On July 16 the compromise was finally adopted of recognizing the claims of the larger States to proportionate representation in the House of Representatives, and recognizing the claims of the smaller States by according to them equal representation in the Senate. This great result was not effected without the first break in the convention, for the delegates from New York left in disgust and never returned, with the exception of Hamilton, who occasionally attended subsequent sessions. Such was the great concession that was made to secure the Constitution; and the only respect in which the Constitution to-day cannot be amended is that by express provision the equality of representation in the Senate shall never be disturbed. Thus it is that to-day some States, which have less population than some of the wards in the city of New York, have as many votes in the Senate as the great State of New York.
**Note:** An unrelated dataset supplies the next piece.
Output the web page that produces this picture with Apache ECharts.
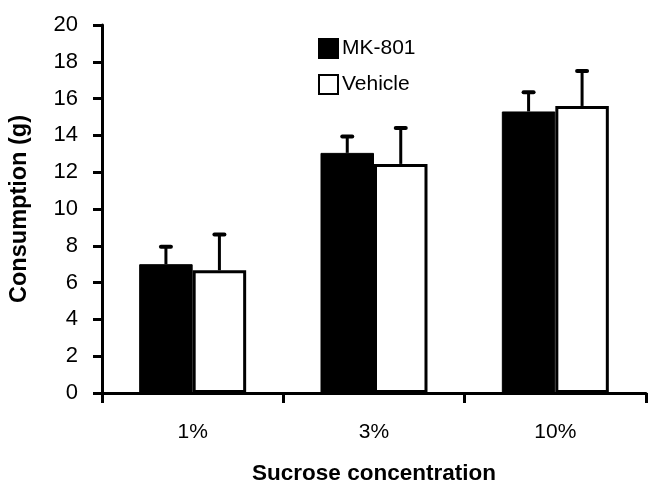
<!DOCTYPE html>
<html>
<head>
<meta charset="utf-8">
<script src="https://cdn.jsdelivr.net/npm/echarts@6/dist/echarts.min.js"></script>
<style>
  html, body { margin: 0; padding: 0; background: #fff; }
  #chart { width: 651px; height: 491px; }
</style>
</head>
<body>
<div id="chart"></div>
<script>
// Sucrose consumption by concentration, MK-801 vs vehicle (mean + SEM)
const categories = ['1%', '3%', '10%'];
const mk801Mean = [7.0, 13.05, 15.3];
const mk801Err = [1.0, 0.95, 1.1];
const vehicleMean = [6.67, 12.45, 15.6];
const vehicleErr = [2.0, 2.0, 1.95];
const yTicks = [0, 2, 4, 6, 8, 10, 12, 14, 16, 18, 20];

const FONT = 'Liberation Sans, Arial, sans-serif';
const BAR_FRAC = 0.295;

function errorSeries(name, means, errs, side) {
  return {
    type: 'custom',
    name: name + ' error',
    silent: true,
    z: 5,
    data: means.map((m, i) => [i, m, m + errs[i]]),
    renderItem: function (params, api) {
      const idx = api.value(0);
      const band = api.size([1, 0])[0];
      const off = side * band * BAR_FRAC / 2;
      const base = api.coord([idx, api.value(1)]);
      const top = api.coord([idx, api.value(2)]);
      const x = base[0] + off;
      return {
        type: 'group',
        children: [
          {
            type: 'line',
            shape: { x1: x, y1: base[1], x2: x, y2: top[1] },
            style: { stroke: '#000', lineWidth: 3 }
          },
          {
            type: 'line',
            shape: { x1: x - 5, y1: top[1] + 1, x2: x + 5, y2: top[1] + 1 },
            style: { stroke: '#000', lineWidth: 4, lineCap: 'round' }
          }
        ]
      };
    }
  };
}

const chart = echarts.init(document.getElementById('chart'));
chart.setOption({
  animation: false,
  backgroundColor: '#fff',
  textStyle: { fontFamily: FONT, color: '#000' },
  grid: { left: 100, right: 5, top: 25, bottom: 98, containLabel: false },
  legend: {
    orient: 'vertical',
    left: 313,
    top: 33,
    itemWidth: 19,
    itemHeight: 19,
    itemGap: 15,
    icon: 'rect',
    data: ['MK-801', 'Vehicle'],
    textStyle: { fontSize: 21, fontFamily: FONT, color: '#000', padding: [0, 0, 0, -1] }
  },
  xAxis: {
    type: 'category',
    data: categories,
    name: 'Sucrose concentration',
    nameLocation: 'middle',
    nameGap: 69,
    nameTextStyle: { fontSize: 22.5, fontWeight: 'bold', fontFamily: FONT, color: '#000' },
    axisLine: { lineStyle: { color: '#000', width: 3 } },
    axisTick: { show: true, interval: 0, length: 10, lineStyle: { color: '#000', width: 3 } },
    axisLabel: { fontSize: 21, color: '#000', margin: 29, fontFamily: FONT }
  },
  yAxis: {
    type: 'value',
    min: 0,
    max: 20,
    interval: 2,
    name: 'Consumption (g)',
    nameLocation: 'middle',
    nameGap: 70,
    nameTextStyle: { fontSize: 23.5, fontWeight: 'bold', fontFamily: FONT, color: '#000' },
    splitLine: { show: false },
    axisLine: { show: true, lineStyle: { color: '#000', width: 3 } },
    axisTick: { show: true, length: 9, lineStyle: { color: '#000', width: 3 } },
    axisLabel: {
      fontSize: 22, color: '#000', margin: 24, fontFamily: FONT,
      formatter: v => (yTicks.indexOf(v) >= 0 ? String(v) : '')
    }
  },
  series: [
    {
      type: 'bar',
      name: 'MK-801',
      data: mk801Mean,
      barWidth: (BAR_FRAC * 100) + '%',
      barGap: '0%',
      itemStyle: { color: '#000', borderColor: '#000', borderWidth: 1 }
    },
    {
      type: 'bar',
      name: 'Vehicle',
      data: vehicleMean,
      barWidth: (BAR_FRAC * 100) + '%',
      barGap: '0%',
      itemStyle: { color: '#fff', borderColor: '#000', borderWidth: 3 }
    },
    errorSeries('MK-801', mk801Mean, mk801Err, -1),
    errorSeries('Vehicle', vehicleMean, vehicleErr, 1)
  ]
});
</script>
</body>
</html>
It is unquestionably a palpable negation of majority rule, for as no measure can become a law without the concurrence of the Senate--now numbering ninety-six Senators--a combination of the little States, whoso aggregate population is not a fifth of the American people, can defeat the will of the remaining four-fifths. Pennsylvania and New York, with nearly one-sixth of the entire population of the United States, have only four votes in ninety-six votes in the Senate.

Fortunately, political alignments have rarely been between the greater and the smaller States exclusively. Their equality in the Senate was a big price to pay for the Union, but, as the event has shown, not too great.

The convention next turned its attention to the Executive and the manner of its selection, and upon this point there was the widest contrariety of view, but, fortunately, without the acute feeling that the relative power of the States had occasioned.

Then the judiciary article was taken up, and there was much earnest discussion as to whether the new Constitution should embody the French idea of giving to the judiciary, in conjunction with the Executive, a revisory power over legislation. Three times the convention voted upon this dangerous proposition, and on one occasion it was only defeated by a single vote. Fortunately, the good sense of the convention rejected a proposition, that had caused in France constant conflicts between the Executive and the Judiciary, by substituting the right of the President to veto congressional legislation, with the right of Congress, by a two-thirds vote of each House, to override the veto, and secondly by an implied power in the Judiciary to annul Congressional or State legislation, not on the grounds of policy, but on the sole ground of inconsistency with the paramount law of the Constitution. In this adjustment, the influence of Montesquieu was evident.

These and many practical details had resulted in an expansion of the fifteen proposals of the Virginia plan to twenty-three.